期刊论文详细信息
Methodos
Noos and Mortal Enquiry in the Poetry of Xenophanes and Parmenides
关键词: intelligence;    mind;    Homer;    Hesiod;    Xenophanes;    Parmenides;   
DOI  :  10.4000/methodos.4326
来源: DOAJ
【 摘 要 】

Noos, noein and their derivatives are of central importance to the development of epistemological conceptions in Presocratic philosophy. Already in Homer the terms indicate a special form of cognition, resembling sense perception in its non-inferential nature, which consists in discovering the truth beyond mere appearance. In this article, I focus on the role which noos and noein play in the poetry of Xenophanes and Parmenides, whose characterizations of noetic cognition, I argue, depend on their response to the problems stemming from the contrast between humans' epistemic limitations and divine omniscience, as traditionally depicted in Archaic Greek poetry.

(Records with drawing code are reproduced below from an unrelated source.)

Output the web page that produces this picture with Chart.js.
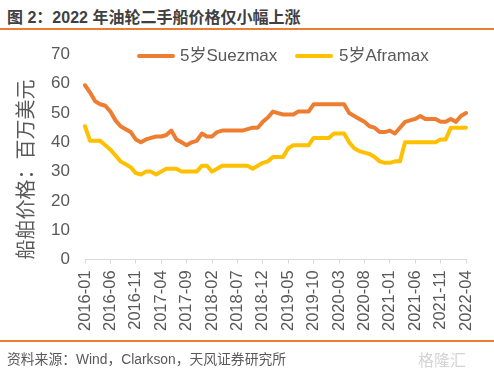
<!DOCTYPE html>
<html lang="zh">
<head>
    <meta charset="UTF-8">
    <title>2022 年油轮二手船价格仅小幅上涨</title>
    <script src="https://cdn.jsdelivr.net/npm/chart.js"></script>
    <style>
        html, body {
            margin: 0;
            padding: 0;
            background: #fff;
        }
        body {
            width: 494px;
            height: 368px;
            position: relative;
            overflow: hidden;
            font-family: 'Liberation Sans', 'Noto Sans CJK SC', sans-serif;
            color: #595959;
        }
        .title {
            position: absolute;
            left: 7px;
            top: 4px;
            font-size: 16px;
            font-weight: bold;
            color: #404040;
            white-space: nowrap;
        }
        .rule {
            position: absolute;
            left: 0;
            width: 494px;
            height: 1.5px;
            background: #ED7D31;
        }
        .chart-box {
            position: absolute;
            left: 0;
            top: 0;
            width: 494px;
            height: 368px;
        }
        .legend-line {
            position: absolute;
            width: 38px;
            height: 4px;
            border-radius: 2px;
        }
        .legend-text {
            position: absolute;
            font-size: 17px;
            line-height: 20px;
            color: #595959;
            white-space: nowrap;
        }
        .source {
            position: absolute;
            left: 7px;
            top: 348px;
            font-size: 13.8px;
            color: #595959;
            white-space: nowrap;
        }
        .mark {
            position: absolute;
            left: 418px;
            top: 347px;
            font-size: 16px;
            color: #d4d4d4;
        }
    </style>
</head>
<body>
    <div class="title">图 2：2022 年油轮二手船价格仅小幅上涨</div>
    <div class="rule" style="top:28px"></div>

    <div class="chart-box">
        <canvas id="priceChart"></canvas>
    </div>

    <!-- legend -->
    <div class="legend-line" style="left:137px; top:54px; background:#ED7D31"></div>
    <div class="legend-text" style="left:180px; top:46px">5岁Suezmax</div>
    <div class="legend-line" style="left:295px; top:54px; background:#FFC000"></div>
    <div class="legend-text" style="left:339px; top:46px">5岁Aframax</div>

    <div class="rule" style="top:340px"></div>
    <div class="source">资料来源：Wind，Clarkson，天风证券研究所</div>
    <div class="mark">格隆汇</div>

    <script>
        // monthly, 2016-01 .. 2022-04
        const startYear = 2016;
        const monthCount = 76;
        const months = [];
        for (let i = 0; i < monthCount; i++) {
            const y = startYear + Math.floor(i / 12);
            const m = (i % 12) + 1;
            months.push(y + '-' + (m < 10 ? '0' + m : m));
        }

        // labels shown on the axis (every 5 months)
        const tickLabels = ['2016-01', '2016-06', '2016-11', '2017-04', '2017-09', '2018-02', '2018-07', '2018-12',
            '2019-05', '2019-10', '2020-03', '2020-08', '2021-01', '2021-06', '2021-11', '2022-04'];

        const suezmax = [
            59.5, 57, 54, 53, 52.5, 50.5, 47.5, 45.5, 44.5, 43.5, 41, 40,
            41, 41.5, 42, 42, 42.5, 44, 41, 40, 39, 40, 40.5, 43,
            42, 42, 43.5, 44, 44, 44, 44, 44, 44.5, 45, 45, 47,
            48.5, 50.5, 50, 49.5, 49.5, 49.5, 50.5, 50.5, 50.5, 53, 53, 53,
            53, 53, 53, 53, 50, 49, 48, 47, 45.5, 45, 43.5, 43.5,
            44, 43, 45, 47, 47.5, 48, 49, 48, 48, 48, 47, 47,
            48, 47, 49, 50
        ];

        const aframax = [
            45.5, 40.5, 40.5, 40.5, 39, 37.5, 35.5, 33.5, 32.5, 31.5, 29.5, 29,
            30, 30, 29, 30, 31, 31, 31, 30, 30, 30, 30, 32,
            32, 30, 31, 32, 32, 32, 32, 32, 32, 31, 32, 33,
            33.5, 35, 35, 35, 38, 39, 39, 39, 39, 41.5, 41.5, 41.5,
            41.5, 43, 43, 43, 40, 38, 37, 36.5, 36, 35, 33.5, 33,
            33, 33.5, 33.5, 40, 40, 40, 40, 40, 40, 40, 41, 41,
            45, 45, 45, 45
        ];

        const yTicks = [0, 10, 20, 30, 40, 50, 60, 70];

        function createChart() {
            new Chart(document.getElementById('priceChart'), {
                type: 'line',
                data: {
                    labels: months,
                    datasets: [
                        {
                            label: '5岁Suezmax',
                            data: suezmax,
                            borderColor: '#ED7D31',
                            backgroundColor: '#ED7D31',
                            borderWidth: 4,
                            pointRadius: 0,
                            tension: 0,
                            borderCapStyle: 'round',
                            borderJoinStyle: 'round'
                        },
                        {
                            label: '5岁Aframax',
                            data: aframax,
                            borderColor: '#FFC000',
                            backgroundColor: '#FFC000',
                            borderWidth: 4,
                            pointRadius: 0,
                            tension: 0,
                            borderCapStyle: 'round',
                            borderJoinStyle: 'round'
                        }
                    ]
                },
                options: {
                    responsive: true,
                    maintainAspectRatio: false,
                    animation: false,
                    layout: {
                        padding: { top: 54.5, left: 13, right: 28, bottom: 30 }
                    },
                    plugins: {
                        legend: { display: false },
                        tooltip: { enabled: false }
                    },
                    scales: {
                        x: {
                            ticks: {
                                autoSkip: false,
                                minRotation: 90,
                                maxRotation: 90,
                                padding: 7,
                                color: '#595959',
                                font: { size: 16.5, family: "'Liberation Sans', sans-serif" },
                                callback: function (v, i) {
                                    const lab = months[i];
                                    return tickLabels.includes(lab) ? lab : '';
                                }
                            },
                            grid: {
                                drawOnChartArea: false,
                                drawTicks: true,
                                tickLength: 4,
                                color: ctx => tickLabels.includes(months[ctx.index]) ? '#d9d9d9' : 'rgba(0,0,0,0)'
                            },
                            border: { color: '#d9d9d9', width: 1 }
                        },
                        y: {
                            min: yTicks[0],
                            max: yTicks[yTicks.length - 1],
                            ticks: {
                                stepSize: 10,
                                padding: 15,
                                color: '#595959',
                                font: { size: 17, family: "'Liberation Sans', sans-serif" }
                            },
                            grid: { display: false, drawTicks: false },
                            border: { display: false },
                            title: {
                                display: true,
                                align: 'start',
                                text: '船舶价格：百万美元',
                                color: '#595959',
                                font: { size: 20, family: "'Noto Sans CJK SC', sans-serif" },
                                padding: { top: 0, bottom: 0 }
                            },
                            afterFit: function (scale) {
                                scale.width = 72;
                            }
                        }
                    }
                }
            });
        }

        document.addEventListener('DOMContentLoaded', createChart);
    </script>
</body>
</html>
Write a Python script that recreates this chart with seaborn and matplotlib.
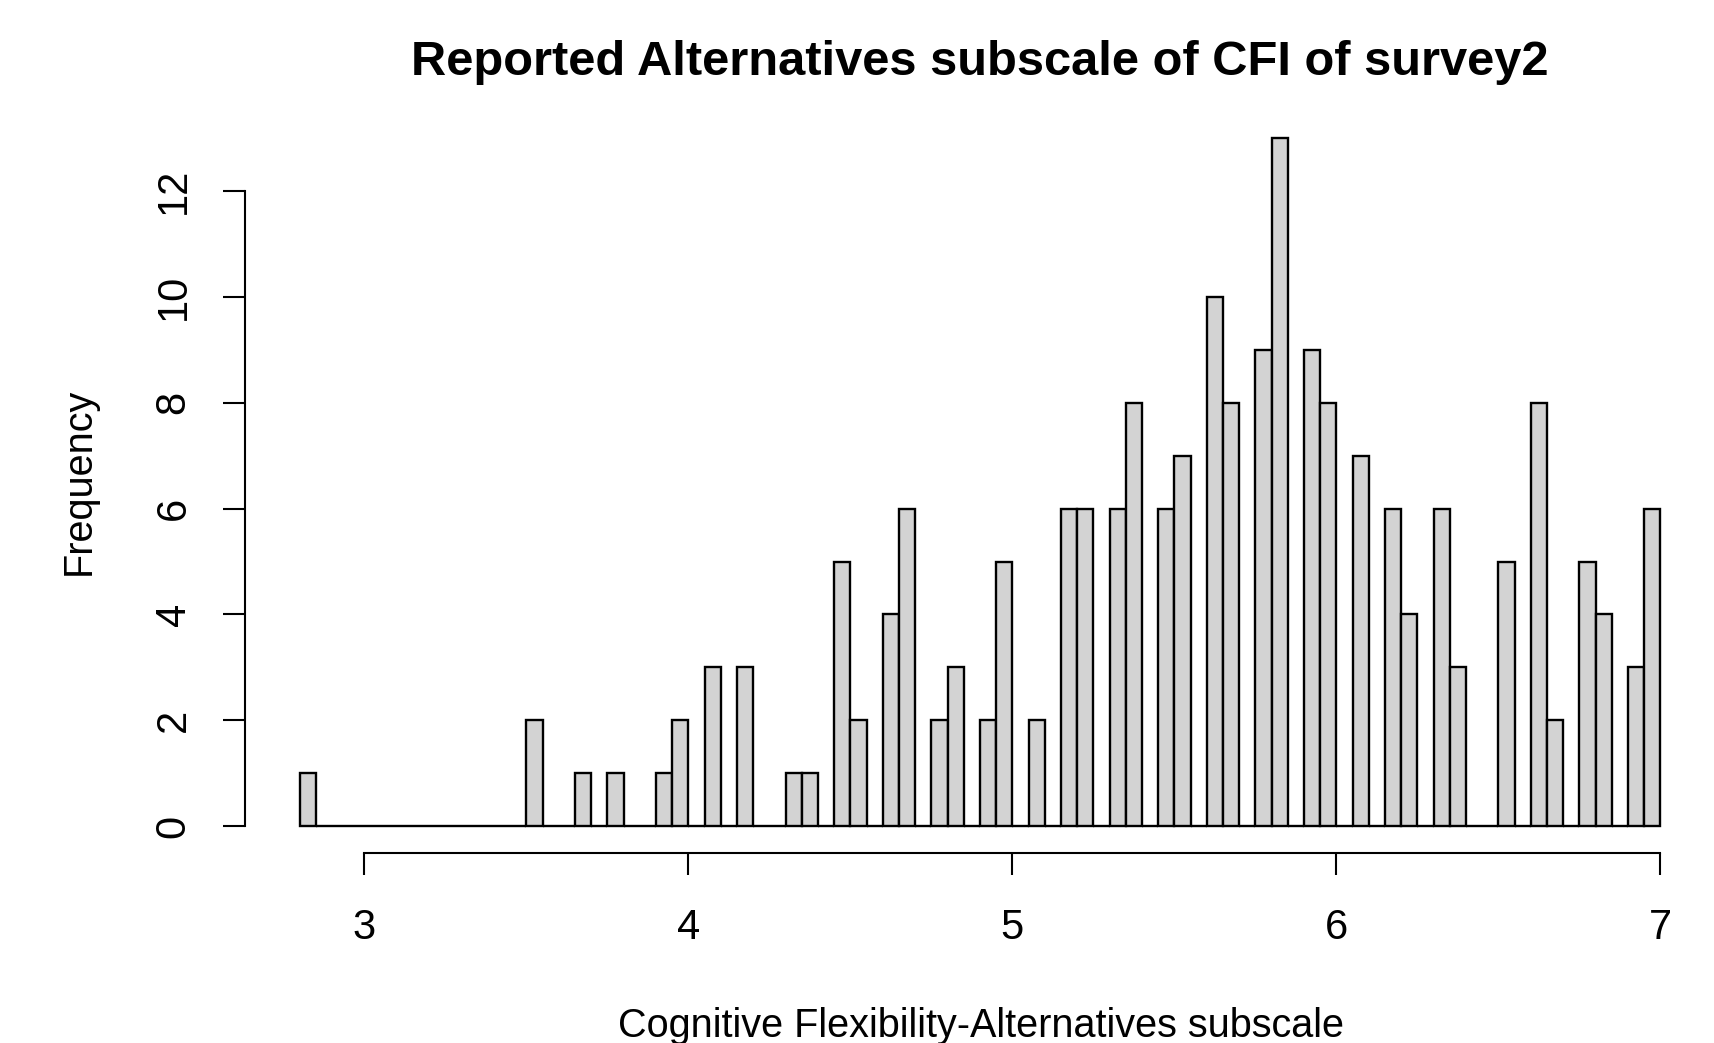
"""Histogram of the CFI Alternatives subscale (survey2), drawn R-style with seaborn."""
import matplotlib
matplotlib.use("Agg")
import matplotlib.pyplot as plt
import numpy as np
import pandas as pd
import seaborn as sns

# bins of width 0.05 from 2.80 to 7.00 (84 bins)
BREAKS = [round(2.80 + 0.05 * i, 2) for i in range(85)]

# counts per bin
COUNTS = [
    1, 0, 0, 0, 0, 0, 0, 0, 0, 0,   # 2.80 - 3.30
    0, 0, 0, 0, 2, 0, 0, 1, 0, 1,   # 3.30 - 3.80
    0, 0, 1, 2, 0, 3, 0, 3, 0, 0,   # 3.80 - 4.30
    1, 1, 0, 5, 2, 0, 4, 6, 0, 2,   # 4.30 - 4.80
    3, 0, 2, 5, 0, 2, 0, 6, 6, 0,   # 4.80 - 5.30
    6, 8, 0, 6, 7, 0, 10, 8, 0, 9,  # 5.30 - 5.80
    13, 0, 9, 8, 0, 7, 0, 6, 4, 0,  # 5.80 - 6.30
    6, 3, 0, 0, 5, 0, 8, 2, 0, 5,   # 6.30 - 6.80
    4, 0, 3, 6,                     # 6.80 - 7.00
]

X_TICKS = [3, 4, 5, 6, 7]
Y_TICKS = [0, 2, 4, 6, 8, 10, 12]

TITLE = "Reported Alternatives subscale of CFI of survey2"
X_LABEL = "Cognitive Flexibility-Alternatives subscale"
Y_LABEL = "Frequency"


def main():
    sns.set_theme(style="ticks")
    plt.rcParams["font.family"] = ["Liberation Sans", "DejaVu Sans"]
    plt.rcParams["axes.edgecolor"] = "black"
    plt.rcParams["text.color"] = "black"
    plt.rcParams["axes.labelcolor"] = "black"
    plt.rcParams["xtick.color"] = "black"
    plt.rcParams["ytick.color"] = "black"

    edges = np.array(BREAKS)
    df = pd.DataFrame({"mid": (edges[:-1] + edges[1:]) / 2, "n": COUNTS})

    fig = plt.figure(figsize=(17.15, 10.43), dpi=100)
    ax = fig.add_axes([0.1429, 0.1817, 0.857, 0.712])

    sns.histplot(
        data=df, x="mid", weights="n", bins=BREAKS, ax=ax,
        color="#d3d3d3", edgecolor="black", linewidth=1.7, alpha=1,
    )

    # R pads the range by 4% on each side
    xr = BREAKS[-1] - BREAKS[0]
    ax.set_xlim(BREAKS[0] - 0.04 * xr, BREAKS[-1] + 0.04 * xr)
    ax.set_ylim(-0.04 * max(COUNTS), max(COUNTS) * 1.04)

    ax.set_xticks(X_TICKS)
    ax.set_yticks(Y_TICKS)
    ax.tick_params(axis="both", length=16, width=1.5, labelsize=30)
    ax.tick_params(axis="x", pad=23)
    ax.tick_params(axis="y", pad=21)
    for lab in ax.get_yticklabels():
        lab.set_rotation(90)
        lab.set_va("center")

    sns.despine(ax=ax)
    ax.spines["left"].set_bounds(Y_TICKS[0], Y_TICKS[-1])
    ax.spines["bottom"].set_bounds(X_TICKS[0], X_TICKS[-1])
    ax.spines["left"].set_linewidth(1.5)
    ax.spines["bottom"].set_linewidth(1.5)

    ax.set_xlabel(X_LABEL, fontsize=28.5)
    ax.set_ylabel(Y_LABEL, fontsize=28.5)
    ax.xaxis.set_label_coords(0.5005, -0.232)
    ax.xaxis.label.set_va("center")
    ax.yaxis.set_label_coords(-0.113, 0.5016)
    ax.yaxis.label.set_va("center")

    ax.set_title(TITLE, fontsize=35.2, fontweight="bold", y=1.0657, pad=0, va="center")

    fig.savefig("out.png", dpi=100)
    plt.close(fig)


if __name__ == "__main__":
    main()
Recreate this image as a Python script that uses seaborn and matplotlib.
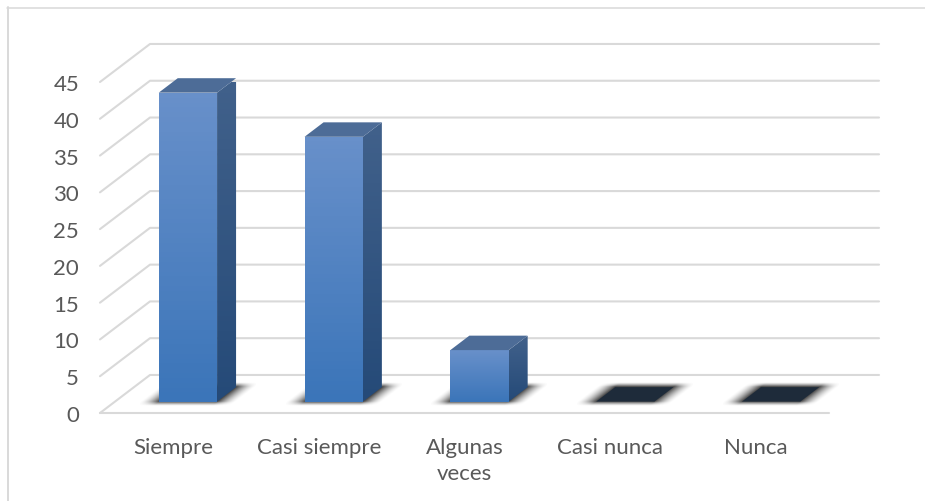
"""
3D looking column chart (Siempre ... Nunca), drawn on a flat seaborn barplot.
"""

import numpy as np
import matplotlib
matplotlib.use("Agg")
import matplotlib.pyplot as plt
import seaborn as sns
from matplotlib.colors import LinearSegmentedColormap
from matplotlib.lines import Line2D
from matplotlib.patches import Polygon

categories = ["Siempre", "Casi siempre", "Algunas\nveces", "Casi nunca", "Nunca"]
values = [42, 36, 7, 0, 0]
y_ticks = [0, 5, 10, 15, 20, 25, 30, 35, 40, 45]

# projection: one unit of depth moves this far in data units
DEPTH_X = 0.343
DEPTH_Y = 5.17
BAR_D0, BAR_D1 = 0.3, 0.68
BAR_WIDTH = 0.4

GRID = "#d9d9d9"
TEXT = "#595959"

sns.set_theme(style="white")
plt.rcParams["font.family"] = ["Lato", "DejaVu Sans"]

fig = plt.figure(figsize=(9.25, 5.02), dpi=100)
W, H = 925, 502
ax = fig.add_axes([100 / W, 1 - 414 / H, 729 / W, 331 / H])

sns.barplot(x=categories, y=values, width=BAR_WIDTH, color="#3a74b8", saturation=1, linewidth=0, ax=ax, zorder=3)
ax.set_xlim(-0.5, 4.5)
ax.set_ylim(0, 45)
ax.set_yticks(y_ticks)
sns.despine(ax=ax, left=True, bottom=True)
ax.patch.set_alpha(0)
ax.tick_params(axis="both", length=0, labelsize=16, labelcolor=TEXT)
ax.tick_params(axis="x", pad=17)
ax.tick_params(axis="y", pad=15)
for label in ax.get_xticklabels():
    label.set_linespacing(1.4)


def project(x, y, d):
    return x + d * DEPTH_X, y + d * DEPTH_Y


def face(points, **kw):
    p = Polygon(points, closed=True, clip_on=False, **kw)
    ax.add_patch(p)
    return p


def gradient_face(points, top, bottom, zorder):
    clip = face(points, facecolor="none", edgecolor="none", zorder=zorder)
    cmap = LinearSegmentedColormap.from_list("f", [top, bottom])
    xs = [p[0] for p in points]
    ys = [p[1] for p in points]
    im = ax.imshow(np.linspace(0, 1, 64).reshape(-1, 1), cmap=cmap, aspect="auto", zorder=zorder,
                   extent=(min(xs), max(xs), min(ys), max(ys)), origin="upper", clip_on=True)
    im.set_clip_path(clip)


def floor_shadow(left, right):
    # soft shadow on the floor, fades out along the skewed floor axes
    soft_x, soft_y = 0.13, 0.6
    y0, y1 = BAR_D0 * DEPTH_Y, BAR_D1 * DEPTH_Y
    x0 = left + BAR_D0 * DEPTH_X - soft_x
    x1 = right + BAR_D1 * DEPTH_X + soft_x
    ys = np.linspace(y0 - soft_y, y1 + soft_y, 60)
    xs = np.linspace(x0, x1, 240)
    gx, gy = np.meshgrid(xs, ys)
    skew = gx - gy / DEPTH_Y * DEPTH_X
    ramp_x = np.clip((skew - (left - soft_x)) / soft_x, 0, 1) * np.clip(((right + soft_x) - skew) / soft_x, 0, 1)
    ramp_y = np.clip((gy - (y0 - soft_y)) / soft_y, 0, 1) * np.clip(((y1 + soft_y) - gy) / soft_y, 0, 1)
    rgba = np.zeros(gx.shape + (4,))
    rgba[..., 3] = 0.72 * ramp_x ** 1.6 * ramp_y ** 1.3
    ax.imshow(rgba, extent=(x0, x1, ys[0], ys[-1]), origin="lower", aspect="auto", zorder=2, clip_on=False)


# walls and floor grid
for v in y_ticks:
    x0, y0 = project(-0.5, v, 0)
    x1, y1 = project(-0.5, v, 1)
    x2, y2 = project(4.5, v, 1)
    ax.plot([x0, x1, x2], [y0, y1, y2], color=GRID, lw=1.5, clip_on=False, zorder=1)
ax.plot([-0.5, 4.5], [0, 0], color=GRID, lw=1.5, clip_on=False, zorder=1)

# the seaborn bars give the front faces, moved back onto the floor
for patch, v in zip(list(ax.patches), values):
    left = patch.get_x()
    right = left + patch.get_width()
    fx0, fy0 = project(left, 0, BAR_D0)
    fx1, _ = project(right, 0, BAR_D0)
    bx0, by0 = project(left, 0, BAR_D1)
    bx1, _ = project(right, 0, BAR_D1)
    patch.set_x(fx0)
    patch.set_y(fy0)
    patch.set_clip_on(False)

    floor_shadow(left, right)

    if v == 0:
        patch.set_visible(False)
        face([(fx0, fy0), (fx1, fy0), (bx1, by0), (bx0, by0)], facecolor="#1e2b3a", edgecolor="none", zorder=4)
        continue

    top_y = fy0 + v
    back_top = by0 + v
    gradient_face([(fx0, fy0), (fx1, fy0), (fx1, top_y), (fx0, top_y)], "#6890ca", "#3b75b9", 4)
    gradient_face([(fx1, fy0), (bx1, by0), (bx1, back_top), (fx1, top_y)], "#41618b", "#254a78", 4)
    face([(fx0, top_y), (fx1, top_y), (bx1, back_top), (bx0, back_top)], facecolor="#4d6c97", edgecolor="none", zorder=4)

ax.set_xlim(-0.5, 4.5)
ax.set_ylim(0, 45)

# chart frame, runs off the bottom and right of the picture
fig.add_artist(Line2D([8 / W, 8 / W], [0, 1 - 8 / H], color=GRID, lw=1.4))
fig.add_artist(Line2D([7 / W, 1], [1 - 8.5 / H, 1 - 8.5 / H], color=GRID, lw=1.1))

plt.savefig("out.png", dpi=100)
plt.close()
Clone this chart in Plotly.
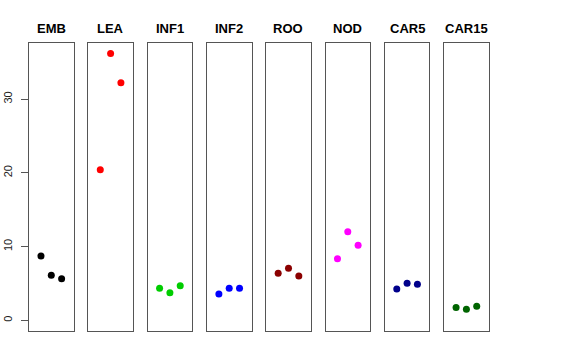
import plotly.graph_objects as go

tissues = ["EMB", "LEA", "INF1", "INF2", "ROO", "NOD", "CAR5", "CAR15"]
colors = ["#000000", "#FF0000", "#00CD00", "#0000FF", "#8B0000", "#FF00FF", "#00008B", "#006400"]
replicates = [1, 2, 3]
emb = [8.73, 6.10, 5.65]
lea = [20.42, 36.18, 32.20]
inf1 = [4.34, 3.75, 4.70]
inf2 = [3.57, 4.34, 4.34]
roo = [6.37, 7.05, 6.00]
nod = [8.36, 12.00, 10.16]
car5 = [4.25, 5.01, 4.88]
car15 = [1.72, 1.49, 1.90]
values = [emb, lea, inf1, inf2, roo, nod, car5, car15]
y_ticks = [0, 10, 20, 30]

W, H = 576, 360
ml, mr, mt, mb = 29, 87, 43, 29
pw = W - ml - mr
step, width = 59.3, 44.6

fig = go.Figure()
line_col = "#555555"
for i, (name, col, vals) in enumerate(zip(tissues, colors, values)):
    xa = "x" if i == 0 else f"x{i+1}"
    ya = "y" if i == 0 else f"y{i+1}"
    fig.add_trace(go.Scatter(x=replicates, y=vals, mode="markers", xaxis=xa, yaxis=ya,
                             marker=dict(color=col, size=7), showlegend=False, hoverinfo="y"))
    d0 = i * step / pw
    d1 = (i * step + width) / pw
    xkey = "xaxis" if i == 0 else f"xaxis{i+1}"
    ykey = "yaxis" if i == 0 else f"yaxis{i+1}"
    fig.layout[xkey] = dict(domain=[d0, d1], range=[-0.16, 4.16], showgrid=False, zeroline=False,
                            showticklabels=False, ticks="", showline=True, mirror=True,
                            linecolor=line_col, linewidth=1, anchor=ya, automargin=False)
    yd = dict(range=[-1.45, 37.6], showgrid=False, zeroline=False, showline=True, mirror=True,
              linecolor=line_col, linewidth=1, anchor=xa, domain=[0, 1], automargin=False)
    if i == 0:
        yd.update(tickvals=y_ticks, ticks="outside", ticklen=7, tickcolor=line_col,
                  tickangle=-90, ticklabelstandoff=5,
                  tickfont=dict(family="Liberation Sans, Arial", size=11, color="#222222"))
    else:
        yd.update(showticklabels=False, ticks="")
    fig.layout[ykey] = yd
    fig.add_annotation(x=(d0 + d1) / 2, y=1, xref="paper", yref="paper", text=f"<b>{name}</b>",
                       showarrow=False, xanchor="center", yanchor="bottom", yshift=5,
                       font=dict(family="Liberation Sans, Arial", size=13, color="#000000"))

fig.update_layout(width=W, height=H, margin=dict(l=ml, r=mr, t=mt, b=mb),
                  plot_bgcolor="white", paper_bgcolor="white")
fig.write_html("out.html", config={"displayModeBar": False},
               post_script="document.body.style.margin='0';")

In particular, I consider Hesiod's poems and the implications of his claim to be able to “speak the mind (noos) of Zeus” (Op. 661), which hints at the universal truth he wants to convey through his poetry. However, Hesiod's dependence on the Muses, who can speak both false and true things (Th. 27-28), renders his poetry inevitably ambiguous, as he and his audience cannot know whether what they learn from the divinity is actually true. Xenophanes appropriates the motif of humans' epistemic limitedness by describing mortals as inevitably confined to opinion, and contrasting their condition with the all-powerful noetic capacities of the greatest god. However, I argue, despite mortals' belief-formation ultimately relies on divine disclosure, humans are not condemned to complete ambiguity as in the past poetic tradition, since Xenophanes' very conception of god's noos provides a reliable basis for mortal enquiry which guarantees the actual improvement of humans' opinions over time. Even in Parmenides' poem human noos is repeatedly described as wandering astray, but error is not conceived as an ineluctable human condition. In fact, by stipulating that the correct path of enquiry which mortals' noos ought to follow to attain truth consists in the logical deduction of the attributes of What-Is, Parmenides allows for the actual possibility that humans achieve that universal and absolute truth to which traditionally they could not have access. Thus, by introducing innovations to the traditional notion of divine and mortal noos, Xenophanes and Parmenides respectively assigned to critical enquiry and logical argumentation that essential role which they maintained in the following development of philosophy.